Jennifer B. McDonald is an editor at The New York Times Book Review, where she assigns reviews of fiction and nonfiction and occasionally writes. Her beats include linguistics, race, popular history, dance, science and technology, sex and gender, art and media, and graphic novels and reportage. Since 2008, she has been on the faculty of the Times’s Student Journalism Institute, an intensive training program for undergraduate and graduate-level journalists. She joined the Times as an editor on the national desk in 2005. She was previously an editor at The Washington Post and at CNET News.com in San Francisco. She is a 2013 Nieman Fellow at Harvard.
Paula Molina is the anchor and editor of a prime-time program on Cooperativa, Chile’s leading radio news station.

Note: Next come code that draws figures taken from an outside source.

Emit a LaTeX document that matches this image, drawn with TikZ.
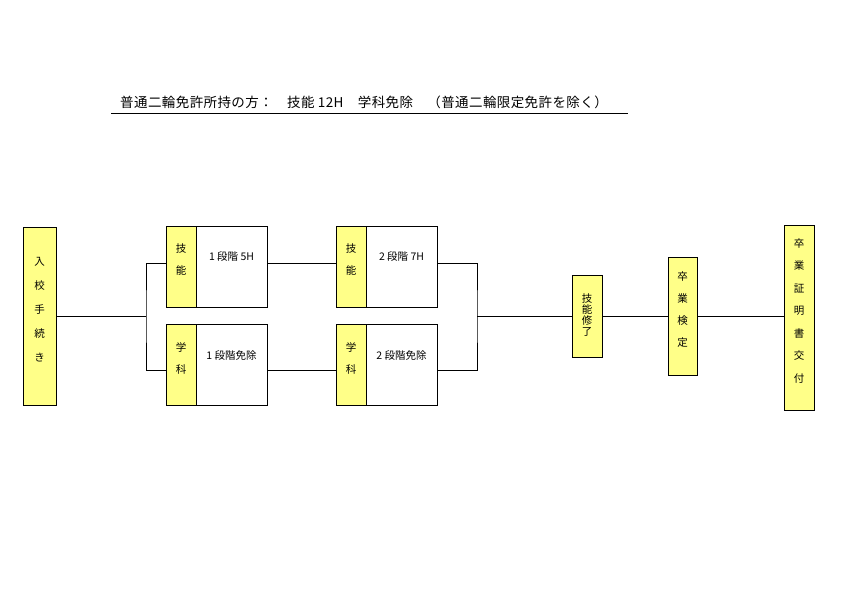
\documentclass[tikz,border=0pt]{standalone}
\usepackage{fontspec}
\setmainfont{Noto Sans CJK JP}
\definecolor{kiiro}{RGB}{255,255,136}

\begin{document}
\begin{tikzpicture}[x=1pt,y=-1pt,line width=0.7pt,
	kbox/.style={draw, fill=kiiro, align=center, inner sep=0pt, text depth=14pt},
	sbox/.style={draw, fill=white, minimum width=71pt, minimum height=81pt, inner sep=0pt},
	dan/.style={anchor=center, yshift=-31pt, font=\fontsize{10.5}{12}\selectfont}]
\useasboundingbox (0,0) rectangle (842,595);

% title
\node (title) at (364,102) {\fontsize{13.5}{15}\selectfont\addfontfeature{LetterSpace=3} 普通二輪免許所持の方：　技能 12H　学科免除　（普通二輪限定免許を除く）};
\draw (111,113) -- (628,113);

\node[kbox, minimum width=33pt, minimum height=178pt, font=\fontsize{10.5}{24}\selectfont] (nyuko) at (39.5,316) {入\\校\\手\\続\\き};

% 1 dankai
\node[sbox, label={[dan]north:1 段階 5H}] (g1) at (231.5,266.5) {};
\node[kbox, minimum width=30pt, minimum height=81pt, font=\fontsize{10.5}{22}\selectfont] (g1y) at (181,266.5) {技\\能};
\node[sbox, label={[dan]north:1 段階免除}] (k1) at (231.5,365) {};
\node[kbox, minimum width=30pt, minimum height=81pt, font=\fontsize{10.5}{22}\selectfont] (k1y) at (181,365) {学\\科};

% 2 dankai
\node[sbox, label={[dan]north:2 段階 7H}] (g2) at (401.5,266.5) {};
\node[kbox, minimum width=30pt, minimum height=81pt, font=\fontsize{10.5}{22}\selectfont] (g2y) at (351,266.5) {技\\能};
\node[sbox, label={[dan]north:2 段階免除}] (k2) at (401.5,365) {};
\node[kbox, minimum width=30pt, minimum height=81pt, font=\fontsize{10.5}{22}\selectfont] (k2y) at (351,365) {学\\科};

\node[kbox, minimum width=30pt, minimum height=82pt, text depth=2pt, font=\fontsize{10.5}{11}\selectfont] (shuryo) at (587,316) {技\\能\\修\\了};
\node[kbox, minimum width=29pt, minimum height=118pt, font=\fontsize{10.5}{22}\selectfont] (kentei) at (682.5,316) {卒\\業\\検\\定};
\node[kbox, minimum width=30pt, minimum height=185pt, font=\fontsize{10.5}{22.5}\selectfont] (shosho) at (799,317.5) {卒\\業\\証\\明\\書\\交\\付};

% connectors
\coordinate (bunki) at (146,316);
\coordinate (goryu) at (477,316);
\draw (nyuko.east) -- (bunki);
\draw ([yshift=3.5pt]g1y.west) -| (bunki) |- ([yshift=-5pt]k1y.west);
\draw ([yshift=3.5pt]g1.east) -- ([yshift=3.5pt]g2y.west);
\draw ([yshift=-5pt]k1.east) -- ([yshift=-5pt]k2y.west);
\draw ([yshift=3.5pt]g2.east) -| (goryu) |- ([yshift=-5pt]k2.east);
\draw (goryu) -- (shuryo.west);
\draw (shuryo.east) -- (kentei.west);
\draw (kentei.east) -- (shosho.west |- kentei.east);
\end{tikzpicture}
\end{document}
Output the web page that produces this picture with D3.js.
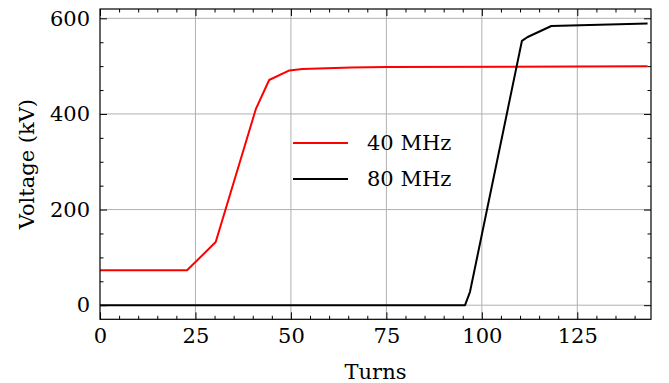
<!DOCTYPE html>
<html>
<head>
<meta charset="utf-8">
<script src="https://cdn.jsdelivr.net/npm/d3@7"></script>
<style>
  html, body { margin: 0; padding: 0; background: #fff; }
  svg text { font-family: "DejaVu Serif", "Liberation Serif", serif; fill: #000; }
</style>
</head>
<body>
<div id="chart"></div>
<script>
// turns / voltage readings (kV)
const turns40 = [0, 22.8, 30.3, 40.8, 44.3, 49.6, 53, 65.8, 75, 143.4];
const volts40 = [73, 73, 132, 410, 471, 491, 494, 497, 498, 500];
const turns80 = [0, 95.6, 96.9, 110.5, 112, 118.2, 143.4];
const volts80 = [0, 0, 28, 553, 561, 584, 589];

const seriesNames = ['40 MHz', '80 MHz'];
const seriesColors = ['#ff0000', '#000000'];

const xTicks = [0, 25, 50, 75, 100, 125];
const yTicks = [0, 200, 400, 600];

const width = 669, height = 383;
const margin = { top: 9, right: 18, bottom: 63.7, left: 100 };
const w = width - margin.left - margin.right;
const h = height - margin.top - margin.bottom;

const svg = d3.select('#chart').append('svg')
  .attr('width', width)
  .attr('height', height);

const g = svg.append('g')
  .attr('transform', `translate(${margin.left},${margin.top})`);

const x = d3.scaleLinear().domain([0, 144.3]).range([0, w]);
const y = d3.scaleLinear().domain([-29.5, 619.5]).range([h, 0]);

const xMinor = d3.range(0, 145, 5).filter(v => !xTicks.includes(v));
const yMinor = d3.range(0, 601, 50).filter(v => !yTicks.includes(v));

// Grid
g.append('g').selectAll('line').data(xTicks.filter(v => v > 0)).join('line')
  .attr('x1', d => x(d)).attr('x2', d => x(d))
  .attr('y1', 0).attr('y2', h)
  .attr('stroke', '#b0b0b0').attr('stroke-width', 1);
g.append('g').selectAll('line').data(yTicks).join('line')
  .attr('x1', 0).attr('x2', w)
  .attr('y1', d => y(d)).attr('y2', d => y(d))
  .attr('stroke', '#b0b0b0').attr('stroke-width', 1);

// Lines
const series = [
  turns40.map((t, i) => ({ t, v: volts40[i] })),
  turns80.map((t, i) => ({ t, v: volts80[i] }))
];
const line = d3.line().x(d => x(d.t)).y(d => y(d.v));
series.forEach((s, i) => {
  g.append('path')
    .datum(s)
    .attr('fill', 'none')
    .attr('stroke', seriesColors[i])
    .attr('stroke-width', 2)
    .attr('stroke-linejoin', 'round')
    .attr('d', line);
});

// Axes: inward ticks on all sides
function styleAxis(sel, hideLabels) {
  sel.select('.domain').remove();
  sel.selectAll('line').attr('stroke', '#000').attr('stroke-width', 1);
  sel.selectAll('text').style('font-size', '21px');
  if (hideLabels) sel.selectAll('text').remove();
}

const addAxis = (axisFn, scale, ticks, size, transform, hide, pad) => {
  const a = g.append('g')
    .attr('transform', transform)
    .call(axisFn(scale).tickValues(ticks).tickSize(-size).tickPadding(pad).tickFormat(d3.format('d')));
  styleAxis(a, hide);
};

addAxis(d3.axisBottom, x, xTicks, 7, `translate(0,${h})`, false, 9);
addAxis(d3.axisBottom, x, xMinor, 3.5, `translate(0,${h})`, true, 9);
addAxis(d3.axisTop, x, xTicks, 7, 'translate(0,0)', true, 9);
addAxis(d3.axisTop, x, xMinor, 3.5, 'translate(0,0)', true, 9);
addAxis(d3.axisLeft, y, yTicks, 7, 'translate(0,0)', false, 10);
addAxis(d3.axisLeft, y, yMinor, 3.5, 'translate(0,0)', true, 10);
addAxis(d3.axisRight, y, yTicks, 7, `translate(${w},0)`, true, 10);
addAxis(d3.axisRight, y, yMinor, 3.5, `translate(${w},0)`, true, 10);

// Frame
g.append('rect')
  .attr('width', w).attr('height', h)
  .attr('fill', 'none').attr('stroke', '#000').attr('stroke-width', 1.2);

// Axis labels
svg.append('text')
  .attr('x', margin.left + w / 2)
  .attr('y', 379)
  .attr('text-anchor', 'middle')
  .style('font-size', '21px')
  .text('Turns');

svg.append('text')
  .attr('transform', `translate(34,${margin.top + h / 2}) rotate(-90)`)
  .attr('text-anchor', 'middle')
  .style('font-size', '21px')
  .text('Voltage (kV)');

// Legend
const legend = svg.append('g').attr('transform', 'translate(293,143)');
seriesNames.forEach((name, i) => {
  const row = legend.append('g').attr('transform', `translate(0,${i * 36})`);
  row.append('line')
    .attr('x1', 0).attr('x2', 55)
    .attr('stroke', seriesColors[i]).attr('stroke-width', 2);
  row.append('text')
    .attr('x', 74).attr('y', 0).attr('dy', '0.35em')
    .style('font-size', '21px')
    .text(name);
});
</script>
</body>
</html>
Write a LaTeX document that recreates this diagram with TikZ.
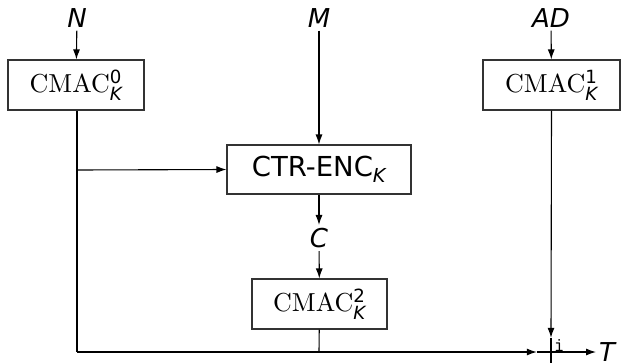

Since 1999, she has conducted daily interviews and has broadcast the news live, covering events such as the aftermath of the 2010 Chilean earthquake and tsunami, the miner’s rescue in the Atacama Desert and massive student protests in 2011. With 20 years of journalism experience, Molina has been part of both new and established projects in print, television and radio. Her radio program has received awards for its coverage of poverty, social exclusion and environmental issues. She holds a master’s degree in public policy. She is a 2013 Nieman Fellow at Harvard.
Betsy O’Donovan is a freelance writer and editor based in Omaha, Neb., and Durham, N.C. In 2010, she became the first female editorial page editor for The (Durham) Herald-Sun and she serves as a mentor-editor for The Op-Ed Project, a nonprofit effort to increase the diversity of voices in public commentary. After graduating from Wake Forest University, she wrote and edited for newspapers in North Carolina, Idaho and Alabama, helped to create the first SportsCenter spin-off on ESPN, and launched a weekly newspaper in Waxhaw, N.C. She is the 2013 Donald W. Reynolds Nieman Fellow in Community Journalism.